A financial paradigm shift
The private-equity secondary market has exceeded USD 160 billion globally. For real estate, this dynamic comes with a tightening of entry criteria: auditable ESG quality, SFDR article 8 or 9 alignment, EU Taxonomy compliance on the Do No Significant Harm (DNSH) principle. The absence of structured evidence becomes grounds for exclusion from institutional mandates.
In this context, an asset's value can no longer be read solely from its energy certificate or construction label. It is read from the manager's ability to document, at a given date, the asset's environmental performance, its dependencies on ecosystem services, and its physical and regulatory transition risks.
The limit of declarative labels
Construction certifications (HQE, BREEAM, NF Habitat HQE) remain useful for building quality, but are not enough for an SFDR article 9 fund that requires information verified by an independent third party. A self-declared biodiversity score, or one produced by an actor who also participates in designing the project, structurally raises an independence problem.
The criteria sought by evergreen funds and secondary managers converge on three requirements:
- Independence of the body producing the attestation (separation of design / certification functions)
- ISO/IEC 17065 certification by an independent third-party body
- Opposability, contractual and in litigation — the attestation must hold before a statutory auditor and a judge
What evergreen funds now seek
Three documentable expectations:
- Technical predictability — up-to-date RE2020 thermal study, dynamic simulation for summer comfort in zone H3, 50-year carbon LCA, tertiary decree under control
- Ecological readability — biodiversity score with published, auditable method, consistent with ESRS E4
- Auditable compliance — consolidated regulatory file (Water Act, Natura 2000, CNPN) for development and renewable-energy operations
The NORMAXIS response — three separated functions
NORMAXIS addresses these requirements through three strictly separated subsidiaries, with no overlap:
- ARKEMEP — thermal, MEP and acoustics engineering office, carbon LCA. RE2020 study, dynamic simulation, Ic_construction / Ic_energy.

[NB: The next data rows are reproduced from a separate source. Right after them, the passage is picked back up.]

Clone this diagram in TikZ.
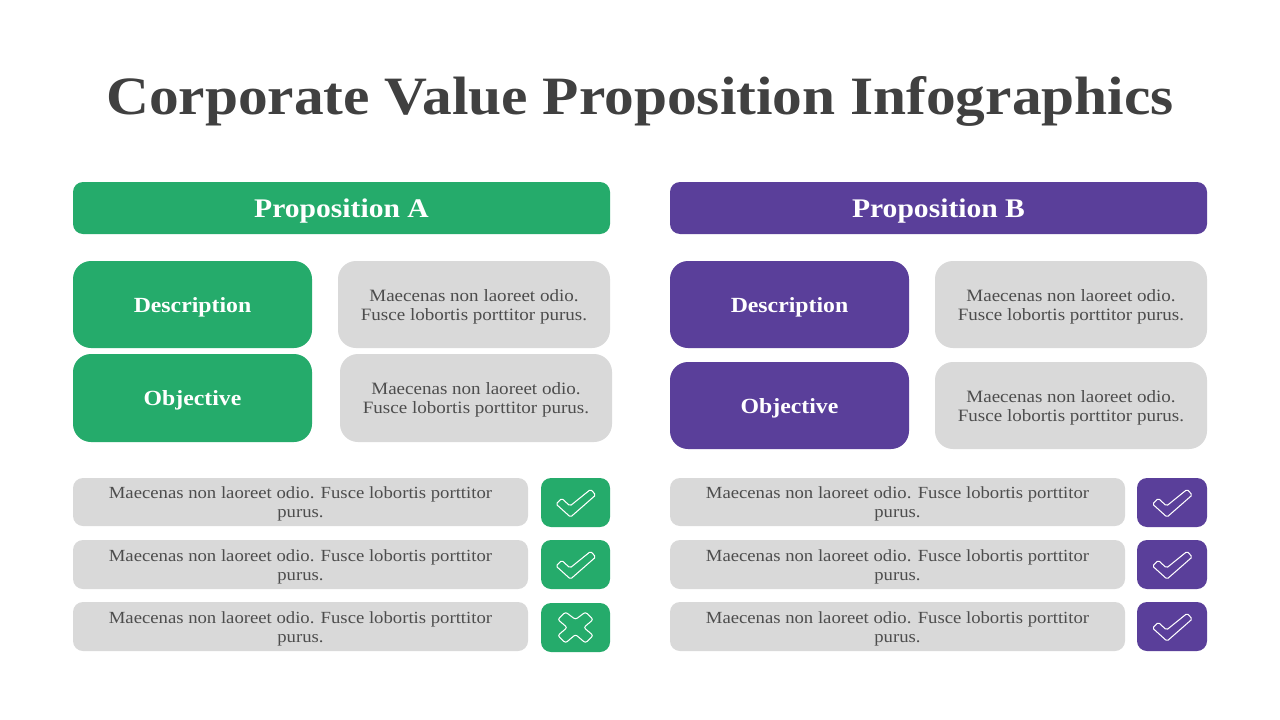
\documentclass[tikz,border=0pt]{standalone}
\usepackage{fontspec}
\setmainfont[FakeStretch=1.1]{Liberation Serif}
\definecolor{cgreen}{HTML}{25AB6B}
\definecolor{cpurple}{HTML}{5A3F9A}
\definecolor{cgray}{HTML}{D9D9D9}
\definecolor{ctitle}{HTML}{404040}
\definecolor{cbody}{HTML}{4D4D4D}
\tikzset{
  x=1pt,y=-1pt,
  rbox/.style={anchor=north west,inner sep=0pt,outer sep=0pt,align=center},
  banner/.style={rbox,rounded corners=10pt,text=white,text height=20pt,text depth=2pt,font=\fontsize{26.9}{30}\selectfont\bfseries},
  labelbox/.style={rbox,rounded corners=18pt,text=white,minimum width=239pt,text height=17pt,text depth=2pt,font=\fontsize{21.6}{24}\selectfont\bfseries},
  infobox/.style={rbox,rounded corners=18pt,fill=cgray,text=cbody,minimum width=272pt,text height=33pt,text depth=2pt,font=\fontsize{17.3}{19}\selectfont},
  rowbox/.style={rbox,rounded corners=10pt,fill=cgray,text=cbody,minimum width=455pt,text height=33pt,text depth=2pt,font=\fontsize{17}{19}\selectfont},
  iconbox/.style={rbox,rounded corners=10pt,minimum width=69pt},
  iconline/.style={draw=white,line width=1.05pt,rounded corners=1.6pt,fill=none},
}
\newcommand{\tickmark}[1]{\draw[iconline,shift={(#1.center)}]
  (-13.8,-4.2) -- (-5.5,3.5) -- (15.2,-13.2) -- (20.2,-7.5) -- (-5,14.6) -- (-19.5,1.5) -- cycle;}
\newcommand{\crossmark}[1]{\draw[iconline,rounded corners=2.2pt,shift={(#1.center)}]
  (-17.7,-8) -- (-10,-15.5) -- (0,-8) -- (10,-15.5) -- (17.7,-8) -- (8.3,0) -- (17.7,8) -- (10,15.5) -- (0,7) -- (-10,15.5) -- (-17.7,8) -- (-8.3,0) -- cycle;}
\newcommand{\msgtwo}{Maecenas non laoreet odio.\\Fusce lobortis porttitor purus.}
\newcommand{\msgrow}{Maecenas non laoreet odio. Fusce lobortis porttitor\\purus.}
\begin{document}
\begin{tikzpicture}
\useasboundingbox (0,0) rectangle (1280,720);
\fill[white] (0,0) rectangle (1280,720);
\node[anchor=base,inner sep=0pt,text=ctitle,font=\fontsize{54}{58}\selectfont\bfseries] (title) at (640,114) {Corporate Value Proposition Infographics};
% left column
\node[banner,fill=cgreen,minimum width=537pt,minimum height=52pt] (hA) at (73,182) {Proposition A};
\node[labelbox,fill=cgreen,minimum height=87pt] (dA) at (73,261) {Description};
\node[infobox,minimum height=87pt] (diA) at (338,261) {\msgtwo};
\node[labelbox,fill=cgreen,minimum height=88pt] (oA) at (73,354) {Objective};
\node[infobox,minimum height=88pt] (oiA) at (340,354) {\msgtwo};
\node[rowbox,minimum height=48pt] (r1A) at (73,478) {\msgrow};
\node[rowbox,minimum height=49pt] (r2A) at (73,540) {\msgrow};
\node[rowbox,minimum height=49pt] (r3A) at (73,602) {\msgrow};
\node[iconbox,fill=cgreen,minimum height=49pt] (i1A) at (541,478) {};
\node[iconbox,fill=cgreen,minimum height=49pt] (i2A) at (541,540) {};
\node[iconbox,fill=cgreen,minimum height=49pt] (i3A) at (541,603) {};
\tickmark{i1A}\tickmark{i2A}\crossmark{i3A}
% right column
\node[banner,fill=cpurple,minimum width=537pt,minimum height=52pt] (hB) at (670,182) {Proposition B};
\node[labelbox,fill=cpurple,minimum height=87pt] (dB) at (670,261) {Description};
\node[infobox,minimum height=87pt] (diB) at (935,261) {\msgtwo};
\node[labelbox,fill=cpurple,minimum height=87pt] (oB) at (670,362) {Objective};
\node[infobox,minimum height=87pt] (oiB) at (935,362) {\msgtwo};
\node[rowbox,minimum height=48pt] (r1B) at (670,478) {\msgrow};
\node[rowbox,minimum height=49pt] (r2B) at (670,540) {\msgrow};
\node[rowbox,minimum height=49pt] (r3B) at (670,602) {\msgrow};
\node[iconbox,fill=cpurple,minimum width=70pt,minimum height=49pt] (i1B) at (1137,478) {};
\node[iconbox,fill=cpurple,minimum width=70pt,minimum height=49pt] (i2B) at (1137,540) {};
\node[iconbox,fill=cpurple,minimum width=70pt,minimum height=49pt] (i3B) at (1137,602) {};
\tickmark{i1B}\tickmark{i2B}\tickmark{i3B}
\end{tikzpicture}
\end{document}
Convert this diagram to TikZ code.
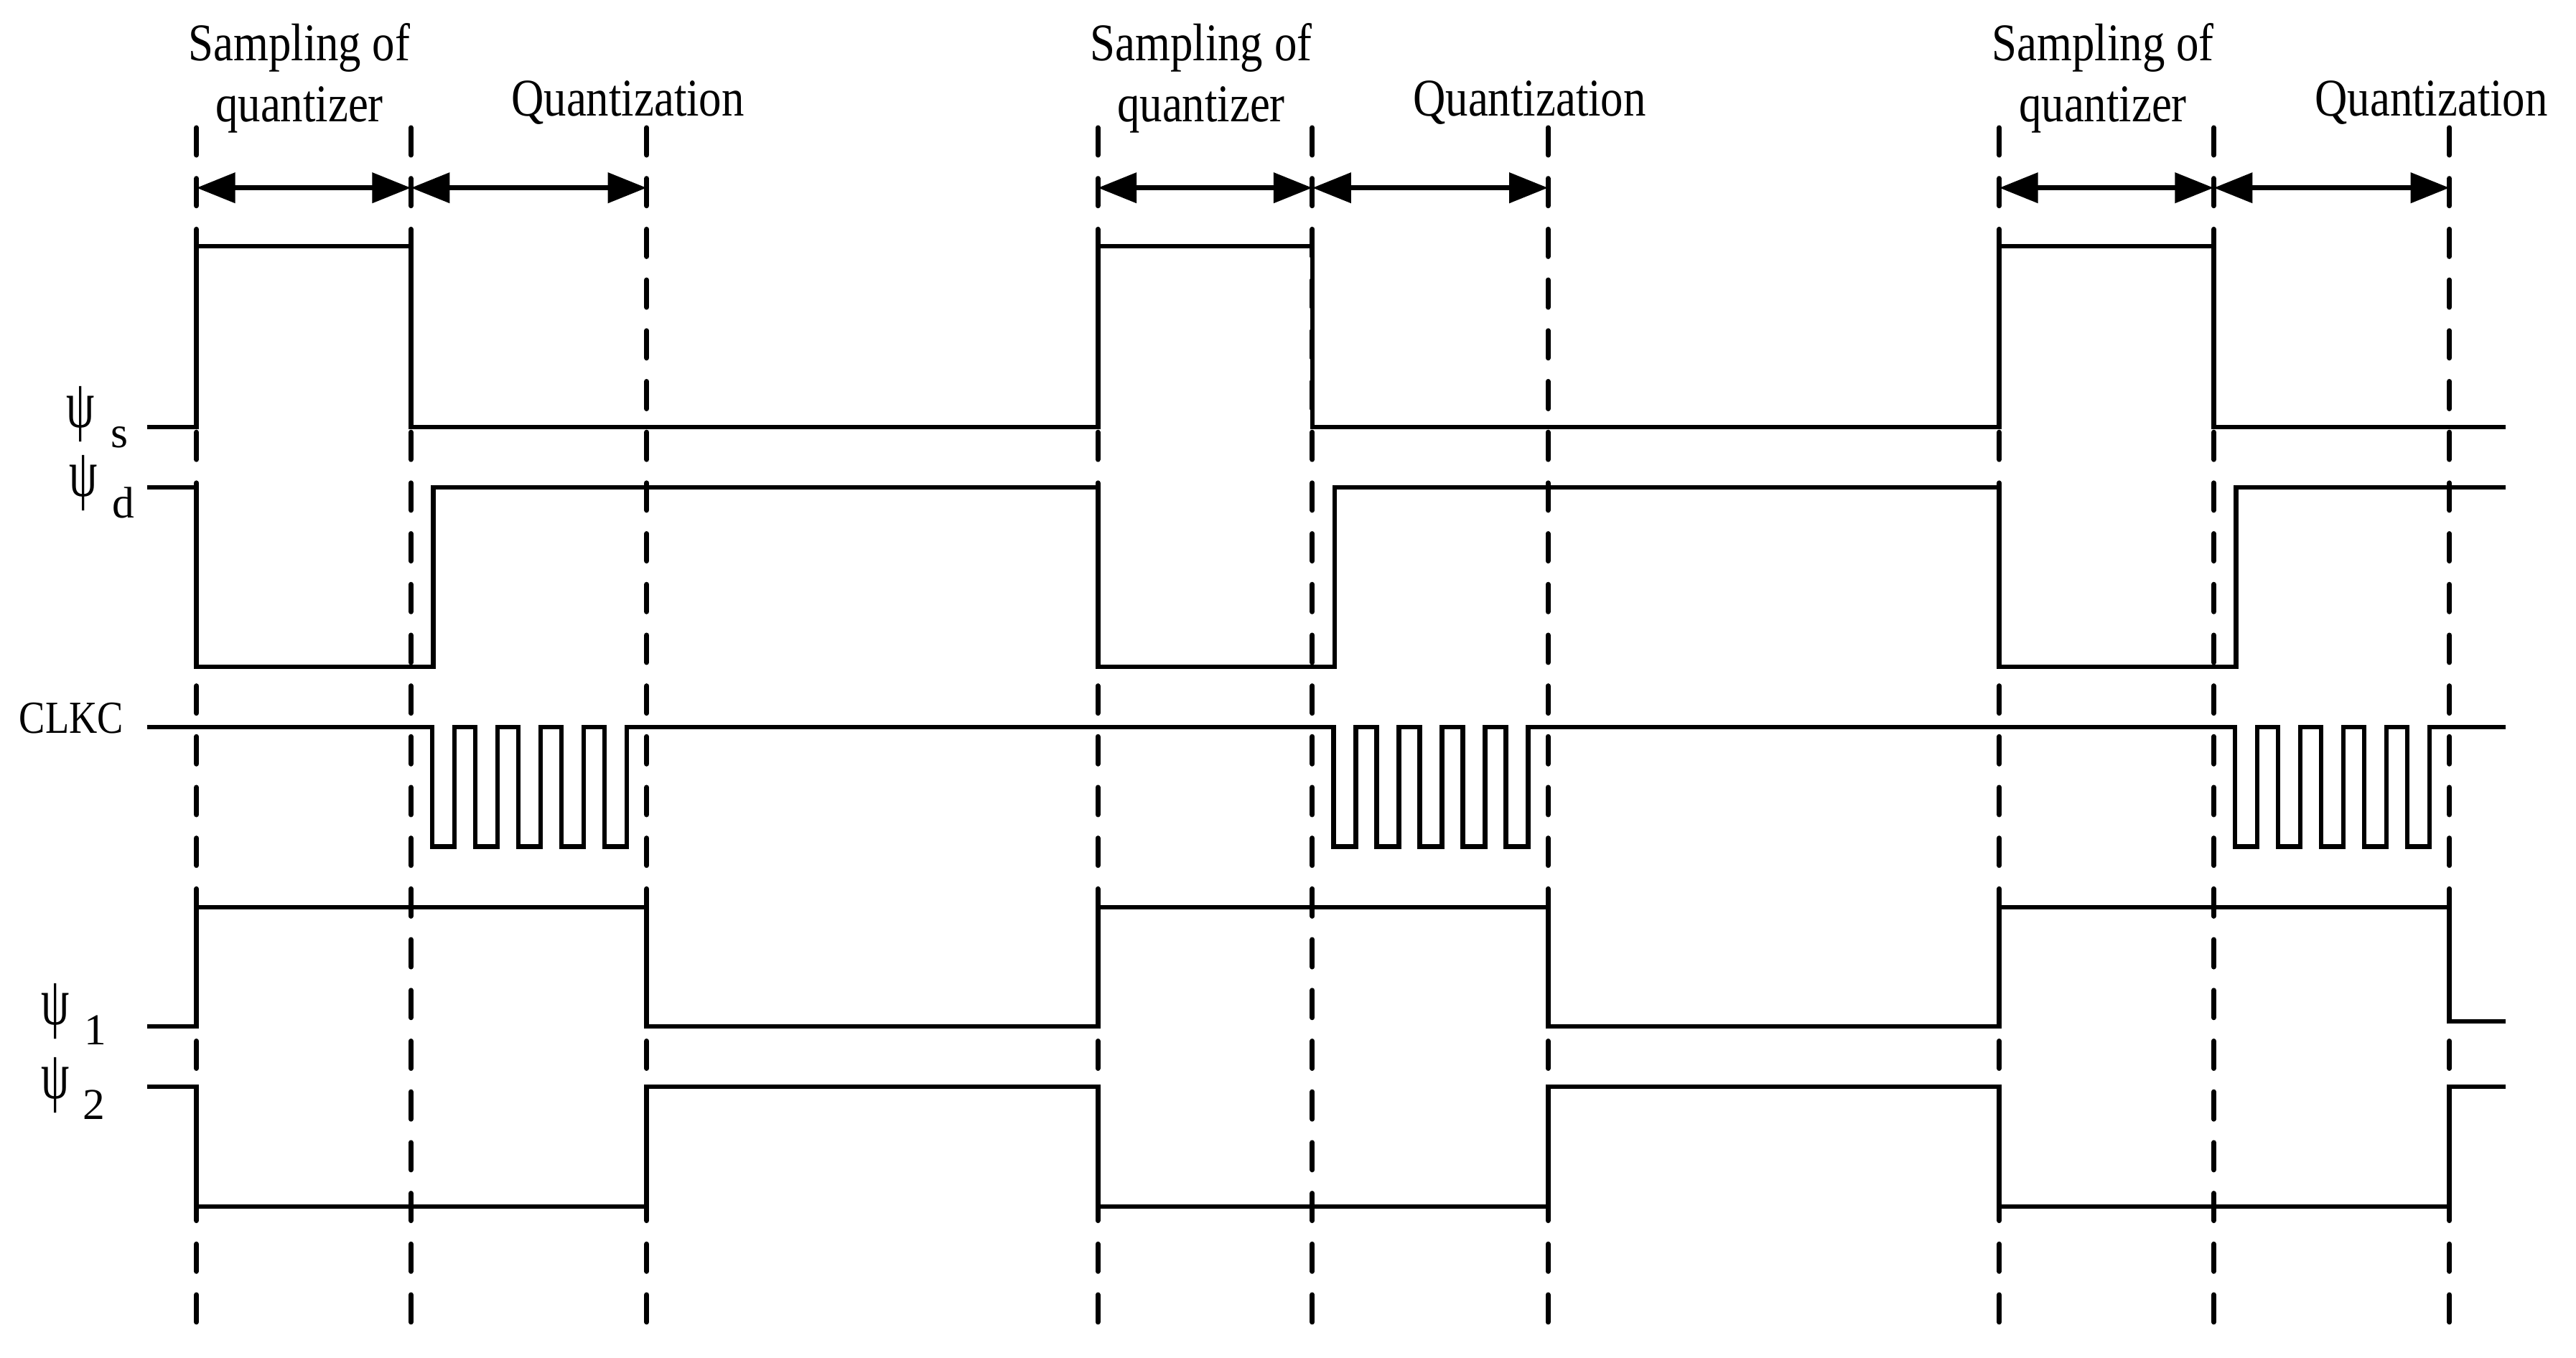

- ARKENOR — environmental consulting, construction certifications (NF Habitat HQE, BREEAM, HQE Bâtiment Durable), ecological surveys, regulatory measurements (QUALIBAT 8711 air-tightness, QUALIBAT 8741 ventilation).
- IRICE — independent third-party certification body under ISO/IEC 17065 for Effinature certification and the BPS score. Designs no project.
This separation is required by ISO/IEC 17065. It is structurally the independence guarantee that an article 9 fund or an evergreen manager expects.
FAQ — ESG assets and private markets
What is an evergreen real-estate fund?
An open-ended (semi-open-ended) vehicle, as opposed to closed-end funds with a limited life. Liquidity is managed continuously, which makes documentary ESG quality critical — every periodic valuation draws on environmental data.
Is a self-declared biodiversity score suitable for an article 9 fund?
Not durably. SFDR article 9 requires a "sustainable investment objective" with verifiable information. A score produced by an actor who participates in designing the project exposes to a requalification risk for conflicts of interest and to a challenge of the commercial argument.
What consolidation at portfolio level?
BPS (Biodiversity Performance Score) produces an attestation per asset, consolidable at portfolio level via a published method. This consolidation directly feeds ESRS E4 reporting and SFDR PAI biodiversity indicators.